By Roger M. DeyJune 19, 2010
CAMP VICTORY, Iraq - Members of United States Force - Iraq gathered in the rotunda of Al Faw Palace to celebrate 235 years of U.S. Army history with a battle streamer ceremony and cake cutting June 14.
Lt. Gen. Robert Cone, USF - I deputy commanding general for operations and III Corps commander, who presided over the event spoke on the accomplishments of American Soldiers since 1775.
"Again and again we have seen that even under the most trying circumstances, Army Soldiers have risen to the occasion," he said. "We should be extremely proud of the contributions we have made, particularly in the last 100 years, in bringing security and prosperity to millions."
Service members, dignitaries and guests rose as the sound of a drum-roll filled the palace. The III Corps color guard emerged from between a pair of immense pillars and posted the flags of the United States, the U.S. Army and USF-I beneath the enormous American flag that covers three stories of the rotunda. The white Army flag, emblazoned with the motto "This We'll Defend," took the spotlight for the battle streamer ceremony, commemorating the campaigns in which the Army has been involved since 1775.
The history of the Army's actions was read, from Bunker Hill to Iraqi Freedom. The Army's flag was slowly lowered at the end of each reading. Each time, the campaign streamers for that conflict were fastened to the top of the flagstaff, until the banner was nearly hidden by the mass of 183 brightly colored ribbons.
Following the battle streamer ceremony, Cone paid credit to the Soldiers who make up the Army team in his remarks.

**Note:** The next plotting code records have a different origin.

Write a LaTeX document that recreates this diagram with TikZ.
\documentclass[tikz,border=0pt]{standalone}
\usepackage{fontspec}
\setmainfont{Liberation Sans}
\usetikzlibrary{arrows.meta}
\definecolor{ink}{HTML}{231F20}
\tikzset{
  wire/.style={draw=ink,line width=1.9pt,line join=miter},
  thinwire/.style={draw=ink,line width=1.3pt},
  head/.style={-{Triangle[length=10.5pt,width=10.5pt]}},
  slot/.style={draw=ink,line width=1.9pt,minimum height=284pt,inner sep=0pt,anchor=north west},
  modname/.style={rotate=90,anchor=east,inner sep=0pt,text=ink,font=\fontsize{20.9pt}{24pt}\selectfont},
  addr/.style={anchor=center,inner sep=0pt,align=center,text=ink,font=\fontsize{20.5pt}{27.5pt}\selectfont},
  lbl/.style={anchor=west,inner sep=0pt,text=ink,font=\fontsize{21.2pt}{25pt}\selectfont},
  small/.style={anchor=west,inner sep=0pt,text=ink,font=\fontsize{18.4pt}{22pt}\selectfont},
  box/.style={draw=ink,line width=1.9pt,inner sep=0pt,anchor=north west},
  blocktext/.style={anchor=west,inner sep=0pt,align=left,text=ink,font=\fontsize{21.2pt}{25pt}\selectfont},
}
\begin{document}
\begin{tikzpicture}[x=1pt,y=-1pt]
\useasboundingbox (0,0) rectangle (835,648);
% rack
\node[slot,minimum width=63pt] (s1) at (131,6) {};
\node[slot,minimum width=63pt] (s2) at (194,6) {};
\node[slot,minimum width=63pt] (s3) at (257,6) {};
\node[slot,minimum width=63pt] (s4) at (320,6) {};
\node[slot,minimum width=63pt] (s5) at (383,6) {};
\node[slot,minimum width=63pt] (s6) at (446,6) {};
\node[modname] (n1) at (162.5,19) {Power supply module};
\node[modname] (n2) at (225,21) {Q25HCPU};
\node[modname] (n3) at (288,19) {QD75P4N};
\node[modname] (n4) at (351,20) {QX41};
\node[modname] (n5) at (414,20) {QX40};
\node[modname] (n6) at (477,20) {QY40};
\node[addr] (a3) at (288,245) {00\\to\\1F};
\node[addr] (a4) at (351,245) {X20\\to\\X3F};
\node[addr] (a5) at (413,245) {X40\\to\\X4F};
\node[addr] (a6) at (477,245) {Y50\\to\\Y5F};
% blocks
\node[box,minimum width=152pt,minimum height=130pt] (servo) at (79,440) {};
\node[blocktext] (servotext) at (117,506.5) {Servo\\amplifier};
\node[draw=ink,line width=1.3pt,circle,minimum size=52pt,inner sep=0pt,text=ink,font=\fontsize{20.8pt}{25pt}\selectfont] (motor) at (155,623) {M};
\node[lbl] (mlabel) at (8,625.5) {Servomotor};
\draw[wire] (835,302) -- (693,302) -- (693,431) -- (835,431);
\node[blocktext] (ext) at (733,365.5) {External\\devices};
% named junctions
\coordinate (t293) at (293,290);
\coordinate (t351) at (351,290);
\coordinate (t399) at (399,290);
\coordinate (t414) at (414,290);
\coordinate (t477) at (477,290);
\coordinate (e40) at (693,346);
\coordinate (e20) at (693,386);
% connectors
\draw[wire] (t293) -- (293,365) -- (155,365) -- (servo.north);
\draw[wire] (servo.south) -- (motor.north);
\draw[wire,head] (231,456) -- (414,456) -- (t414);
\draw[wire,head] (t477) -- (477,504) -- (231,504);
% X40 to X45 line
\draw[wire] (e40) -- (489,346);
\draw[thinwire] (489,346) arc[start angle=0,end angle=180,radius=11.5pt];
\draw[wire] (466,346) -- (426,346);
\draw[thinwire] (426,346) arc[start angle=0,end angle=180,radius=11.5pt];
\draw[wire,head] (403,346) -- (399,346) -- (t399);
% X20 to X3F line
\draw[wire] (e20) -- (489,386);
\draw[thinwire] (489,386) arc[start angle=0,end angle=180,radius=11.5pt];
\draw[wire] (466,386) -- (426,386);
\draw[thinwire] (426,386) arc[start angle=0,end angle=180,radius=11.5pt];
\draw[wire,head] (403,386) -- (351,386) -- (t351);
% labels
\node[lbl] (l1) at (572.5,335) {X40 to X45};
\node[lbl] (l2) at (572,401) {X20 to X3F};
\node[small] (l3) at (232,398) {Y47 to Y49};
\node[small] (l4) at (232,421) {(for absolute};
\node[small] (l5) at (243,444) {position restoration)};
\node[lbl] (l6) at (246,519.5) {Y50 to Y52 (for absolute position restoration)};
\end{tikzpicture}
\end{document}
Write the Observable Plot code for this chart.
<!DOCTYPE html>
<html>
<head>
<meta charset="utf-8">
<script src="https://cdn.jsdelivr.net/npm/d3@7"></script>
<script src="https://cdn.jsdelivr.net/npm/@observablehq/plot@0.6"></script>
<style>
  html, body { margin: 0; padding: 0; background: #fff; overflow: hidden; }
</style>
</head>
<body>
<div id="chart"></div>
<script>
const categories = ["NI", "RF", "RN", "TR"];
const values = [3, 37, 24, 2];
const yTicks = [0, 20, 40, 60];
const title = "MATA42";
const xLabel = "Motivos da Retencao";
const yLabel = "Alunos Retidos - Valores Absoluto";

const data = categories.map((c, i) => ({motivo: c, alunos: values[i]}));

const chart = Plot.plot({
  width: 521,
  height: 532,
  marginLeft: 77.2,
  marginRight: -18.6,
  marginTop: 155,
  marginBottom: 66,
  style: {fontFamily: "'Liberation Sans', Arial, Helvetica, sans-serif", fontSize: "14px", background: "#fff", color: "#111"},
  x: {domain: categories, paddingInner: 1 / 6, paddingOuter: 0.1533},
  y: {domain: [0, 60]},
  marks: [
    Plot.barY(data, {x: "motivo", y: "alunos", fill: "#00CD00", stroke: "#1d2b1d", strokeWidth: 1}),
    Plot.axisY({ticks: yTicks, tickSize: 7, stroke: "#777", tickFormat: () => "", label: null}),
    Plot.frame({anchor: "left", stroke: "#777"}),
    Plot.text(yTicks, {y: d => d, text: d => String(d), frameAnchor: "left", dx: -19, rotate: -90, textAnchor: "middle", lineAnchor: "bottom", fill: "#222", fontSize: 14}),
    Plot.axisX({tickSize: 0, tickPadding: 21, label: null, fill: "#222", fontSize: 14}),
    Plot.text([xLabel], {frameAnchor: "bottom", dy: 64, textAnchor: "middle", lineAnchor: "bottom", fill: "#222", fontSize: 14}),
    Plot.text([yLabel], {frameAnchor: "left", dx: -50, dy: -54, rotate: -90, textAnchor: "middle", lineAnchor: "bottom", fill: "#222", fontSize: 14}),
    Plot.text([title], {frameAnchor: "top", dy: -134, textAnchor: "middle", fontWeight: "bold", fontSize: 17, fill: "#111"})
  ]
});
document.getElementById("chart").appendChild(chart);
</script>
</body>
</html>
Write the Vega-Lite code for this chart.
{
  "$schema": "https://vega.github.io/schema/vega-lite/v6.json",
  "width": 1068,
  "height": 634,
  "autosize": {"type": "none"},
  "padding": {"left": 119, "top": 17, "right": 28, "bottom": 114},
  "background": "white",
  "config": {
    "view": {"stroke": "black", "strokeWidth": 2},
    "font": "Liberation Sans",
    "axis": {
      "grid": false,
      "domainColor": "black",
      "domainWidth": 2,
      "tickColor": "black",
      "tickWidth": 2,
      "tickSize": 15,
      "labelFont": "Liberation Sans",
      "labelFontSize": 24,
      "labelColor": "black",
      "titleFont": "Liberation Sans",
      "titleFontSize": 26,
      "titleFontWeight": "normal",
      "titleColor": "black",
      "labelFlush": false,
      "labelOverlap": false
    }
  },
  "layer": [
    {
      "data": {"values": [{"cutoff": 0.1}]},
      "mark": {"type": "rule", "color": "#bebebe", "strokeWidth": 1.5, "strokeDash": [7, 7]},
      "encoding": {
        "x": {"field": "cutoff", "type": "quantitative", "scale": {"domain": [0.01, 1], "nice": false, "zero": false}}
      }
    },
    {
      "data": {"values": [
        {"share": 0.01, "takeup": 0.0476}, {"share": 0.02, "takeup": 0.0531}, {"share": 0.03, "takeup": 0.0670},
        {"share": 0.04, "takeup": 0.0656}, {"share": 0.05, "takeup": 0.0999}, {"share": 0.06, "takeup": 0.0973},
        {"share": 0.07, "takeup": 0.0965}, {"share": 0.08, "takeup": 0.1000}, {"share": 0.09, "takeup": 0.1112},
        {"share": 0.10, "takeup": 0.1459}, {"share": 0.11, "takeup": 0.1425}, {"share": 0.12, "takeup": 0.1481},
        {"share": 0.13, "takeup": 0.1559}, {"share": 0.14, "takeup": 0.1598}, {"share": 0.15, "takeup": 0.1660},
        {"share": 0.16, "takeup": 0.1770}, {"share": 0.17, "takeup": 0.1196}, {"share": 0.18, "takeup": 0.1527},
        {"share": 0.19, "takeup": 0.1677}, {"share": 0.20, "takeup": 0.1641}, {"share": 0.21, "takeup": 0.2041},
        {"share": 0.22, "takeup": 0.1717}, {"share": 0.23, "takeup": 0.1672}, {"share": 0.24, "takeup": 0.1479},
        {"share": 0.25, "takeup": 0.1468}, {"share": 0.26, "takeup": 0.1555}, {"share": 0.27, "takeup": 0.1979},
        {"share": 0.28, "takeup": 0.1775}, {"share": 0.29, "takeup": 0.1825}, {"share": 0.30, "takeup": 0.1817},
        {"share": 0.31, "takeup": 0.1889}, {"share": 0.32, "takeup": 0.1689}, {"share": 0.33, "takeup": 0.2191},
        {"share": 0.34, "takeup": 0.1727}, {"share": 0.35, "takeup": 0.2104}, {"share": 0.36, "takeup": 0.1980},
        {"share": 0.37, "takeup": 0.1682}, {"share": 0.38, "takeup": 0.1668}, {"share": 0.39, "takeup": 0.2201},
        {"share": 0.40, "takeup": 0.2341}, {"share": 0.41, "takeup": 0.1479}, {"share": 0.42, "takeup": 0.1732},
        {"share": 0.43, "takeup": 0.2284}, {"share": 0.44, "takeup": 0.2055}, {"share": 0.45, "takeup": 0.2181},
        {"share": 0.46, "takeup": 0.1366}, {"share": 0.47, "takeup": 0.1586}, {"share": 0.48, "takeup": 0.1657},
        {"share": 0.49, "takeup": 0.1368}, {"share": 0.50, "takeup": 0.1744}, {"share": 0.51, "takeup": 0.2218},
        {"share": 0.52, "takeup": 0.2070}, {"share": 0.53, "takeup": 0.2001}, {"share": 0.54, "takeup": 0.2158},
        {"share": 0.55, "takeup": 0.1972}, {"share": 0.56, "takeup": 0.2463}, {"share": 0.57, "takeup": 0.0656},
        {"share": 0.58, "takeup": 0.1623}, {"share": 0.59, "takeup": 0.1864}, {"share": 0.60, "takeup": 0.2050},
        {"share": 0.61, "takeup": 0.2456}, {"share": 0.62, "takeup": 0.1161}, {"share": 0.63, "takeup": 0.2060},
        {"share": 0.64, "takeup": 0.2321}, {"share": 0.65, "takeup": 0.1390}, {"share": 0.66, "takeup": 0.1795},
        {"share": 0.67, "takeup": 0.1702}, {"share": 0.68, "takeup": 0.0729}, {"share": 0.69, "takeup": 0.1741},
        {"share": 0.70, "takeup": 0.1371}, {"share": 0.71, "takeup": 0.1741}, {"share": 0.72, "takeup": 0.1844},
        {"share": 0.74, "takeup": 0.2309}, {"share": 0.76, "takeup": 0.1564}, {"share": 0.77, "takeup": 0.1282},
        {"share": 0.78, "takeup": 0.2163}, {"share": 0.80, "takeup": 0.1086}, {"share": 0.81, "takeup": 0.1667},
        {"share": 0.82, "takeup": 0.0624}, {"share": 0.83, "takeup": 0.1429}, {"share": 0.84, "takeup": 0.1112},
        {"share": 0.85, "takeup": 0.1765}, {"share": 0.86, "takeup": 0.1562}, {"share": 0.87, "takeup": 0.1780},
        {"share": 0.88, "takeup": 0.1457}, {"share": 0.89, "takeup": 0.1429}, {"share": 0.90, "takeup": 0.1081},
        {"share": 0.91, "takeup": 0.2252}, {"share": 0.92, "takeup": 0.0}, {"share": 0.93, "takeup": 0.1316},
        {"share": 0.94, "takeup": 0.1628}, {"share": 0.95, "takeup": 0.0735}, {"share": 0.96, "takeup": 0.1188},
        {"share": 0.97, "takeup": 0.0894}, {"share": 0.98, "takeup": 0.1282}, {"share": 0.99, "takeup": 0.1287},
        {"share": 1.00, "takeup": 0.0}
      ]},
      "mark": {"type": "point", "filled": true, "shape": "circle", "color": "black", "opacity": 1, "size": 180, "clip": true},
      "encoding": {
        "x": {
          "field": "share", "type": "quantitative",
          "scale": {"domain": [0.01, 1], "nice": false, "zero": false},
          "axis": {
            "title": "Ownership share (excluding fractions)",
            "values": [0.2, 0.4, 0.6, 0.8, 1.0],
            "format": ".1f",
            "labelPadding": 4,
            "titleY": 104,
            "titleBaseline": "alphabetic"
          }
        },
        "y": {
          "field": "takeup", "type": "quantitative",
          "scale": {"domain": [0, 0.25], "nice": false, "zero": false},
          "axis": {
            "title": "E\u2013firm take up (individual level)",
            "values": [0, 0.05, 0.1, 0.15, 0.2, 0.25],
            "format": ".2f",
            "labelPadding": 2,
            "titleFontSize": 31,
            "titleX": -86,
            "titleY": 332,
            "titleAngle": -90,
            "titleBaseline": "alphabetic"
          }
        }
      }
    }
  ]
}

"Today's Army is as strong and professional as it has ever been. Its strength comes from its greatest asset: America's sons and daughters," he said. "As it has been for the last 235 years, it is our Soldiers, both active and reserve, who are the heart of our Army."
The celebration culminated with the arrival of the Army birthday cake, escorted by the youngest Soldier in USF-I, 19 year-old Spc. Jessica Randon, from Phoenix, Ariz., and the oldest Soldier, 64 year-old Chaplain (Col.) William D. Willett, a native of Fancy Farm, Ky. They joined Cone and his senior enlisted advisor, Command Sgt. Major Arthur L. Coleman, Jr., in cutting the cake with a cavalry saber.
Willet, who retired from the Army in 2005 with 26 years active duty returned in 2009 to help fill the need for catholic priests in the Army, hoped the event made Soldiers proud to be part of the Army.
"I hope hearing the history makes them proud to be part of the organization. When I started out, I was a young infantry Soldier and went to Vietnam in '67. Things were a whole lot different than they are now," he said. "I hope this reminds all the people here of all that the Army has accomplished through the years."